Note that the matrix dimensions are flipped in PyTorch, where the first dimension is the number of training samples. This is just a difference in conventions, and will not affect much. Also note that we don't have the bias term in `X`, this is because the `nn.Linear` layer has it own bias included, and it will not affect your answers, since we are only asking for weight gradients.

In [None]:
''' 
Define the inputs and outputs, the network, and the loss function 
'''
n = 16  # Number of training samples
m_0 = 8  # Number of features for each training sample

X = torch.randn((n, m_0))
Y = torch.randint(0, 2, (n, 1), dtype=torch.float32)

neural_net = nn.Sequential(OrderedDict([
    ('lin1', nn.Linear(m_0, 1)),
    ('lin2', nn.Linear(1, 1)),  # Dummy layer so that we can illustrate part (c)
    ('sig', nn.Sigmoid())
]))

# Set dummy layer's weight to 1 to prevent it from affecting the first layer's gradients
with torch.no_grad():
    neural_net.lin2.weight[0, 0] = 1

loss = nn.BCELoss()

In [None]:
'''
Obtain per-sample gradients for our dummy layer, divided by the output of `lin1`, to get the
derivative of loss w.r.t. f.

Not a common operation, but needed to illustrate part (c) of the tutorial.

See https://pytorch.org/functorch/stable/notebooks/per_sample_grads.html for more details 
about per-sample gradients and how to implement an optimized version of calculating them
using functorch, if you're interested.
'''
per_sample_gradients = torch.zeros((n, 1))
lin1_output = torch.zeros((n, 1))

for i in range(n):
    y_hat = neural_net(X[i])
    per_sample_gradients[i] = torch.autograd.grad(loss(y_hat, Y[i]), neural_net.lin2.weight)[0]
    lin1_output[i] = neural_net.lin1(X[i])

dLoss_df = 1 / n * per_sample_gradients / lin1_output

In [None]:
''' 
Predict Y using our network, and calculate the loss of our prediction.

Note that the gradients will automatically be calculated by PyTorch once you invoke the loss(...).backward() function.
'''
neural_net.zero_grad()

Y_hat = neural_net(X)

loss(Y_hat, Y).backward()

In [None]:
def part_c(Y, Y_hat):
    return 1 / n * (Y_hat - Y)

assert torch.allclose(part_c(Y, Y_hat), dLoss_df)

# Question 3 Potential Issues with Training Deep Neural Networks
Run/Study the code below, and answer 3(a) and 3(b) of the tutorial.

In [None]:
'''
Create our 50-layer model.
'''

layer_dict = OrderedDict()
for i in range(50):
    layer_dict['lin{}'.format(i+1)] = nn.Linear(10, 10 if i < 49 else 5)
    layer_dict['act{}'.format(i+1)] = nn.ReLU() # previously sigmoid

deep_neural_net = nn.Sequential(layer_dict)

deep_X = torch.randn(50, 10)
deep_Y = torch.randn(50, 5)

deep_Y_hat = deep_neural_net(deep_X)

deep_loss = nn.L1Loss()
deep_loss(deep_Y_hat, deep_Y).backward()

In [None]:
'''
Visualize the max gradient magnitude for the first 10 layers.

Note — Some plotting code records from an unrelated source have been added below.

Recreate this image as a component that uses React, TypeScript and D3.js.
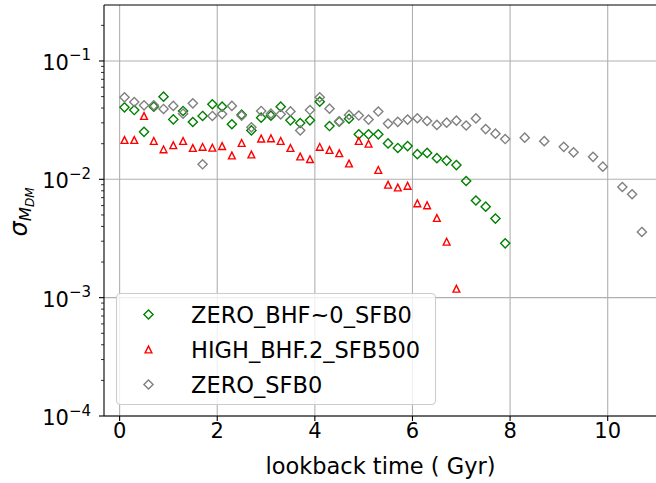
import React from "react";
import * as d3 from "d3";

const timesZero: number[] = [0.1,0.3,0.5,0.7,0.9,1.1,1.3,1.5,1.7,1.9,2.1,2.3,2.5,2.7,2.9,3.1,3.3,3.5,3.7,3.9,4.1,4.3,4.5,4.7,4.9,5.1,5.3,5.5,5.7,5.9,6.1,6.3,6.5,6.7,6.9,7.1,7.3,7.5,7.7,7.9];
const greenValues: number[] = [0.0406,0.0385,0.0252,0.0411,0.0499,0.0321,0.0378,0.0305,0.0343,0.0431,0.0411,0.0292,0.0352,0.0259,0.0332,0.0345,0.0411,0.0315,0.0299,0.0315,0.0453,0.0282,0.0307,0.0325,0.0240,0.0240,0.0240,0.0201,0.0184,0.0191,0.0163,0.0167,0.0151,0.0144,0.0132,0.00968,0.00662,0.00587,0.00466,0.00288];
const timesHigh: number[] = [0.1,0.3,0.5,0.7,0.9,1.1,1.3,1.5,1.7,1.9,2.1,2.3,2.5,2.7,2.9,3.1,3.3,3.5,3.7,3.9,4.1,4.3,4.5,4.7,4.9,5.1,5.3,5.5,5.7,5.9,6.1,6.3,6.5,6.7,6.9];
const redValues: number[] = [0.0215,0.0215,0.0343,0.0211,0.0179,0.0194,0.0211,0.0184,0.0188,0.0185,0.0191,0.0159,0.0203,0.0162,0.0221,0.0222,0.0211,0.0184,0.0156,0.0148,0.0188,0.0177,0.0166,0.0136,0.0211,0.0200,0.0120,0.0090,0.00853,0.00881,0.00627,0.00603,0.00471,0.00297,0.00119];
const timesGray: number[] = [0.1,0.3,0.5,0.7,0.9,1.1,1.3,1.5,1.7,1.9,2.1,2.3,2.5,2.7,2.9,3.1,3.3,3.5,3.7,3.9,4.1,4.3,4.5,4.7,4.9,5.1,5.3,5.5,5.7,5.9,6.1,6.3,6.5,6.7,6.9,7.1,7.3,7.5,7.7,7.9,8.3,8.7,9.1,9.3,9.7,9.9,10.3,10.5,10.7];
const grayValues: number[] = [0.0493,0.0450,0.0422,0.0422,0.0393,0.0417,0.0359,0.0439,0.0134,0.0343,0.0356,0.0417,0.0345,0.0275,0.0378,0.0359,0.0354,0.0375,0.0259,0.0385,0.0493,0.0395,0.0309,0.0350,0.0346,0.0320,0.0374,0.0296,0.0306,0.0320,0.0328,0.0311,0.0288,0.0301,0.0313,0.0285,0.0327,0.0266,0.0243,0.0219,0.0225,0.0210,0.0188,0.0169,0.0155,0.0128,0.00861,0.00748,0.00359];

const seriesNames: string[] = ["ZERO_BHF~0_SFB0", "HIGH_BHF.2_SFB500", "ZERO_SFB0"];
const xTicks: number[] = [0, 2, 4, 6, 8, 10];
const yExponents: number[] = [-1, -2, -3, -4];

const FONT = "DejaVu Sans, sans-serif";

const diamond = (s: number) => `M0,${-s}L${s},0L0,${s}L${-s},0Z`;
const triangle = (s: number) => `M0,${-s}L${s},${s}L${-s},${s}Z`;

export default function App() {
  const W = 656, H = 483;
  const left = 104, right = 657, top = 5, bottom = 416;
  const x = d3.scaleLinear().domain([-0.32, 11.01]).range([left, right]);
  const y = d3.scaleLog().domain([1e-4, Math.pow(10, -0.527)]).range([bottom, top]);

  const minorTicks: number[] = [];
  for (let e = -4; e <= -1; e++) {
    for (let m = 2; m <= 9; m++) {
      const v = m * Math.pow(10, e);
      if (v < y.domain()[1]) minorTicks.push(v);
    }
  }

  const series = [
    { name: seriesNames[0], xs: timesZero, ys: greenValues, color: "#008000", shape: diamond(4.6) },
    { name: seriesNames[1], xs: timesHigh, ys: redValues, color: "#ff0000", shape: triangle(3.4) },
    { name: seriesNames[2], xs: timesGray, ys: grayValues, color: "#808080", shape: diamond(4.6) },
  ];

  return (
    <svg width={W} height={H} style={{ display: "block", position: "absolute", left: 0, top: 0 }} fontFamily={FONT}>
      <rect x={0} y={0} width={W} height={H} fill="#ffffff" />
      {/* grid */}
      <g stroke="#b0b0b0" strokeWidth={1.1}>
        {xTicks.map((t) => (
          <line key={"gx" + t} x1={x(t)} x2={x(t)} y1={top} y2={bottom} />
        ))}
        {yExponents.map((e) => (
          <line key={"gy" + e} x1={left} x2={right} y1={y(Math.pow(10, e))} y2={y(Math.pow(10, e))} />
        ))}
      </g>
      {/* data */}
      {series.map((s) => (
        <g key={s.name} fill="none" stroke={s.color} strokeWidth={1.4}>
          {s.xs.map((t, i) => (
            <path key={i} d={s.shape} transform={`translate(${x(t)},${y(s.ys[i])})`} />
          ))}
        </g>
      ))}
      {/* spines */}
      <g stroke="#000" strokeWidth={1.1} fill="none">
        <line x1={left} x2={left} y1={top} y2={bottom} />
        <line x1={left} x2={right} y1={bottom} y2={bottom} />
        <line x1={left} x2={right} y1={top} y2={top} />
        <line x1={right} x2={right} y1={top} y2={bottom} />
      </g>
      {/* x ticks */}
      {xTicks.map((t) => (
        <g key={"xt" + t}>
          <line x1={x(t)} x2={x(t)} y1={bottom} y2={bottom + 5} stroke="#000" strokeWidth={1.1} />
          <text x={x(t)} y={438} textAnchor="middle" fontSize={21} fill="#000">{t}</text>
        </g>
      ))}
      {/* y ticks */}
      {yExponents.map((e) => {
        const py = y(Math.pow(10, e));
        return (
          <g key={"yt" + e}>
            <line x1={left - 5} x2={left} y1={py} y2={py} stroke="#000" strokeWidth={1.1} />
            <text x={91} y={py + 9} textAnchor="end" fill="#000" fontSize={21}>
              10<tspan fontSize={15} dy={-9.5}>{"\u2212" + Math.abs(e)}</tspan>
            </text>
          </g>
        );
      })}
      {minorTicks.map((v) => (
        <line key={"mt" + v} x1={left - 3} x2={left} y1={y(v)} y2={y(v)} stroke="#000" strokeWidth={0.8} />
      ))}
      {/* axis labels */}
      <text x={(left + right) / 2} y={474} textAnchor="middle" fontSize={22.5} fill="#000">lookback time ( Gyr)</text>
      <text transform="translate(27,212) rotate(-90)" textAnchor="middle" fill="#000" fontSize={24}>
        <tspan fontStyle="italic">σ</tspan>
        <tspan fontStyle="italic" fontSize={16.5} dy={4}>M</tspan>
        <tspan fontStyle="italic" fontSize={12} dy={3}>DM</tspan>
      </text>
      {/* legend */}
      <g>
        <rect x={116.5} y={293.5} width={319} height={111} rx={4} ry={4} fill="#ffffff" fillOpacity={0.8} stroke="#cccccc" strokeWidth={1.1} />
        {series.map((s, i) => {
          const ry = 314.5 + i * 35;
          return (
            <g key={"lg" + i}>
              <path d={s.shape} transform={`translate(148.5,${ry})`} fill="none" stroke={s.color} strokeWidth={1.4} />
              <text x={191} y={ry + 8} fontSize={22.5} fill="#000">{s.name}</text>
            </g>
          );
        })}
      </g>
    </svg>
  );
}
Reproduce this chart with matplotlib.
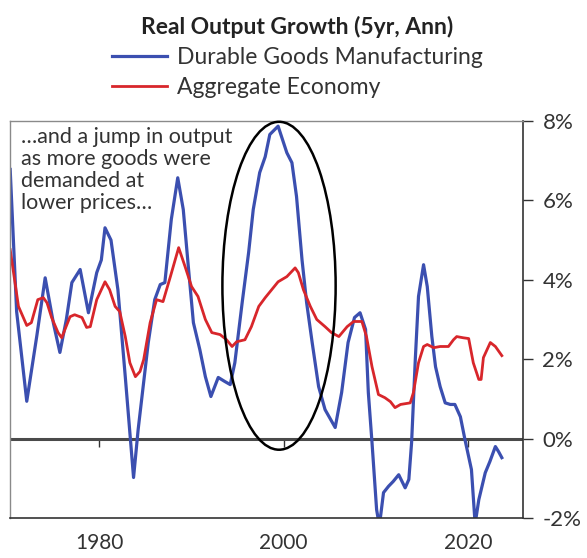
"""
Real output growth: durable goods manufacturing vs aggregate economy
"""
import matplotlib
matplotlib.use("Agg")
import matplotlib.pyplot as plt
from matplotlib.patches import Ellipse

plt.rcParams['font.family'] = ['Lato', 'DejaVu Sans']

# Durable goods manufacturing, 5yr annualised real output growth (%)
durable_years = [1970.3, 1971.0, 1972.1, 1973.2, 1974.1, 1975.0, 1975.7, 1976.4,
                 1977.0, 1977.9, 1978.8, 1979.7, 1980.2, 1980.6, 1981.25, 1982.0,
                 1982.8, 1983.7, 1984.2, 1985.3, 1986.0, 1986.6, 1987.1, 1987.8,
                 1988.5, 1989.1, 1989.65, 1990.2, 1990.9, 1991.5, 1992.1, 1992.9,
                 1993.6, 1994.2, 1994.7, 1995.5, 1996.2, 1996.7, 1997.4, 1998.0,
                 1998.5, 1999.4, 2000.35, 2000.9, 2001.4, 2002.0, 2002.5, 2003.1,
                 2003.8, 2004.5, 2005.6, 2006.3, 2007.0, 2007.7, 2008.3, 2008.9,
                 2009.2, 2009.6, 2010.1, 2010.4, 2010.85, 2011.4, 2011.9, 2012.5,
                 2013.2, 2013.6, 2013.9, 2014.3, 2014.65, 2015.2, 2015.6, 2016.1,
                 2016.5, 2017.0, 2017.55, 2018.1, 2018.6, 2019.2, 2019.7, 2020.4,
                 2020.8, 2021.2, 2021.9, 2022.4, 2023.0, 2023.35, 2023.7]
durable_growth = [6.78, 3.2, 0.94, 2.6, 4.05, 2.9, 2.17, 3.0,
                  3.93, 4.26, 3.17, 4.18, 4.5, 5.31, 5.0, 3.75,
                  1.56, -0.98, 0.23, 2.42, 3.5, 3.88, 3.93, 5.52,
                  6.57, 5.77, 4.33, 2.92, 2.24, 1.56, 1.06, 1.54,
                  1.44, 1.36, 1.91, 3.43, 4.69, 5.77, 6.70, 7.10,
                  7.66, 7.87, 7.2, 6.95, 6.1, 4.5, 3.42, 2.42,
                  1.31, 0.73, 0.28, 1.16, 2.42, 3.05, 3.17, 2.75,
                  1.16, -0.1, -1.79, -2.2, -1.36, -1.2, -1.08, -0.91,
                  -1.24, -1.03, -0.1, 1.99, 3.58, 4.38, 3.83, 2.57,
                  1.81, 1.31, 0.9, 0.86, 0.86, 0.55, -0.03, -0.78,
                  -2.15, -1.54, -0.86, -0.58, -0.2, -0.33, -0.48]

# Aggregate economy, 5yr annualised real output growth (%)
aggregate_years = [1970.3, 1971.2, 1972.1, 1972.6, 1973.3, 1973.9, 1974.3, 1974.8,
                   1975.5, 1975.9, 1976.25, 1976.8, 1977.3, 1978.1, 1978.6, 1979.0,
                   1979.7, 1980.6, 1981.1, 1981.7, 1982.2, 1982.8, 1983.3, 1983.9,
                   1984.4, 1984.8, 1985.5, 1986.2, 1986.9, 1987.7, 1988.6, 1989.3,
                   1990.0, 1990.7, 1991.5, 1992.2, 1993.1, 1993.8, 1994.4, 1994.9,
                   1995.8, 1996.5, 1997.3, 1998.0, 1998.7, 1999.4, 2000.35, 2001.25,
                   2001.6, 2002.15, 2002.9, 2003.6, 2004.5, 2005.2, 2006.0, 2006.9,
                   2007.6, 2008.5, 2009.0, 2009.6, 2010.3, 2011.0, 2011.6, 2012.1,
                   2012.7, 2013.75, 2014.1, 2014.65, 2015.2, 2015.6, 2016.3, 2017.0,
                   2017.9, 2018.45, 2018.8, 2019.5, 2020.1, 2020.6, 2021.2, 2021.45,
                   2021.7, 2022.45, 2023.0, 2023.7]
aggregate_growth = [4.76, 3.33, 2.85, 2.92, 3.5, 3.55, 3.42, 3.05,
                    2.67, 2.54, 2.75, 3.07, 3.12, 3.05, 2.8, 2.82,
                    3.5, 3.95, 3.75, 3.33, 3.2, 2.57, 1.91, 1.56,
                    1.69, 1.99, 2.92, 3.5, 3.45, 4.08, 4.81, 4.33,
                    3.83, 3.58, 3.0, 2.67, 2.62, 2.49, 2.32, 2.44,
                    2.49, 2.82, 3.33, 3.55, 3.75, 3.95, 4.08, 4.3,
                    4.18, 3.75, 3.33, 3.0, 2.82, 2.67, 2.57, 2.82,
                    2.95, 2.95, 2.57, 1.81, 1.11, 1.03, 0.93, 0.78,
                    0.86, 0.9, 1.16, 1.91, 2.32, 2.37, 2.29, 2.32,
                    2.32, 2.49, 2.57, 2.54, 2.52, 1.91, 1.49, 1.49,
                    2.04, 2.42, 2.32, 2.09]

x_ticks = [1980, 2000, 2020]
y_ticks = [-2, 0, 2, 4, 6, 8]
y_tick_labels = ['-2%', '0%', '2%', '4%', '6%', '8%']

BLUE = '#3b4fb0'
RED = '#d8262b'
TEXT = '#333333'


def main():
    fig = plt.figure(figsize=(5.87, 5.58), dpi=100)
    ax = fig.add_axes([10 / 587, 40 / 558, 513 / 587, 397 / 558])

    ax.plot(durable_years, durable_growth, color=BLUE, lw=2.3,
            label='Durable Goods Manufacturing', solid_joinstyle='round')
    ax.plot(aggregate_years, aggregate_growth, color=RED, lw=2.0,
            label='Aggregate Economy', solid_joinstyle='round')

    ax.set_xlim(1970.28, 2026.0)
    ax.set_ylim(-2, 8)

    # zero line
    ax.axhline(0, color='#4a4a4a', lw=2.2, zorder=1.5)

    # spines
    for side in ['left', 'top']:
        ax.spines[side].set_color('#8a8a8a')
        ax.spines[side].set_linewidth(1.0)
    for side in ['right', 'bottom']:
        ax.spines[side].set_color('#333333')
        ax.spines[side].set_linewidth(1.2)

    # y axis on the right
    ax.yaxis.tick_right()
    ax.set_yticks(y_ticks)
    ax.set_yticklabels(y_tick_labels)
    ax.tick_params(axis='y', direction='out', length=7, width=1.0,
                   color='#333333', labelsize=16, labelcolor=TEXT, pad=7)

    # x labels at the bottom, tick marks hanging off the zero line
    ax.set_xticks(x_ticks)
    ax.set_xticklabels([str(t) for t in x_ticks])
    ax.tick_params(axis='x', length=0, labelsize=15, labelcolor=TEXT, pad=11)
    sec = ax.secondary_xaxis(0.2)
    sec.set_xticks(x_ticks)
    sec.set_xticklabels([])
    sec.spines['bottom'].set_visible(False)
    sec.tick_params(axis='x', direction='out', length=6, width=1.0, color='#333333')

    # highlight ellipse around the late-90s boom
    ell = Ellipse((1999.5, 3.85), width=12.3, height=8.26, fill=False,
                  edgecolor='black', lw=1.8, clip_on=False, zorder=4)
    ax.add_patch(ell)

    ax.text(0.022, 0.985,
            '\u2026and a jump in output\nas more goods were\ndemanded at\nlower prices\u2026',
            transform=ax.transAxes, ha='left', va='top', fontsize=15.5,
            color=TEXT, linespacing=1.13)

    leg = ax.legend(loc='lower center', bbox_to_anchor=(0.56, 1.058),
                    frameon=False, fontsize=16.5, handlelength=2.4,
                    handletextpad=0.45, labelspacing=0.4, borderaxespad=0,
                    borderpad=0, title='Real Output Growth (5yr, Ann)',
                    title_fontproperties={'weight': 'bold', 'size': 16.5})
    for t in leg.get_texts():
        t.set_color(TEXT)
    leg.get_title().set_color('#222222')

    fig.savefig('out.png', dpi=100)


if __name__ == "__main__":
    main()
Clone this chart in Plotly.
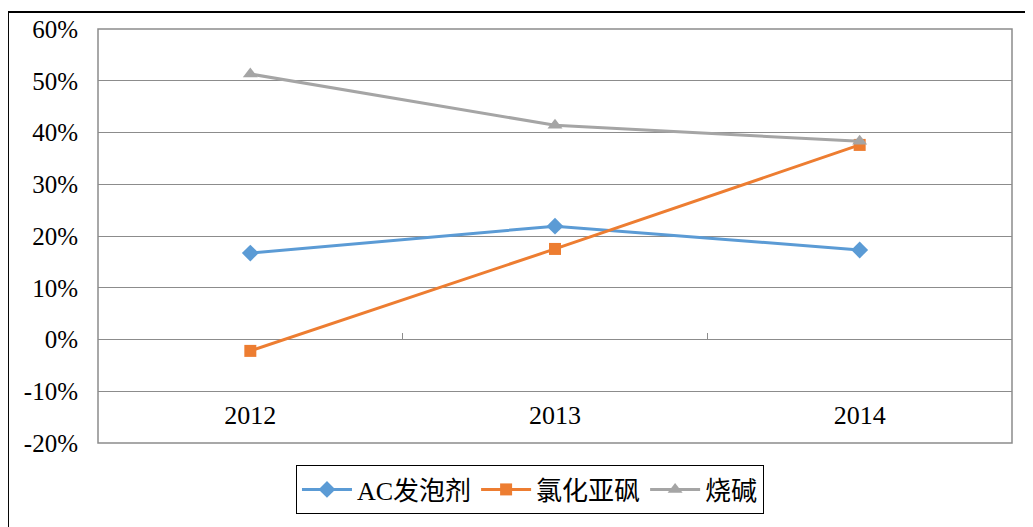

Note the y-axis scale for
each plot you generate.

Feel free to play around with the method of visualization here.
'''

max_grad_magnitude_per_layer = []
for name, layer in deep_neural_net.named_modules():
    if isinstance(layer, nn.Linear) and int(name[3:]) < 10:
        max_grad_magnitude_per_layer.append(torch.max(torch.abs(layer.weight.grad)))

plt.plot(max_grad_magnitude_per_layer)
plt.gca().yaxis.set_major_formatter(FormatStrFormatter('%.1e'))
plt.show()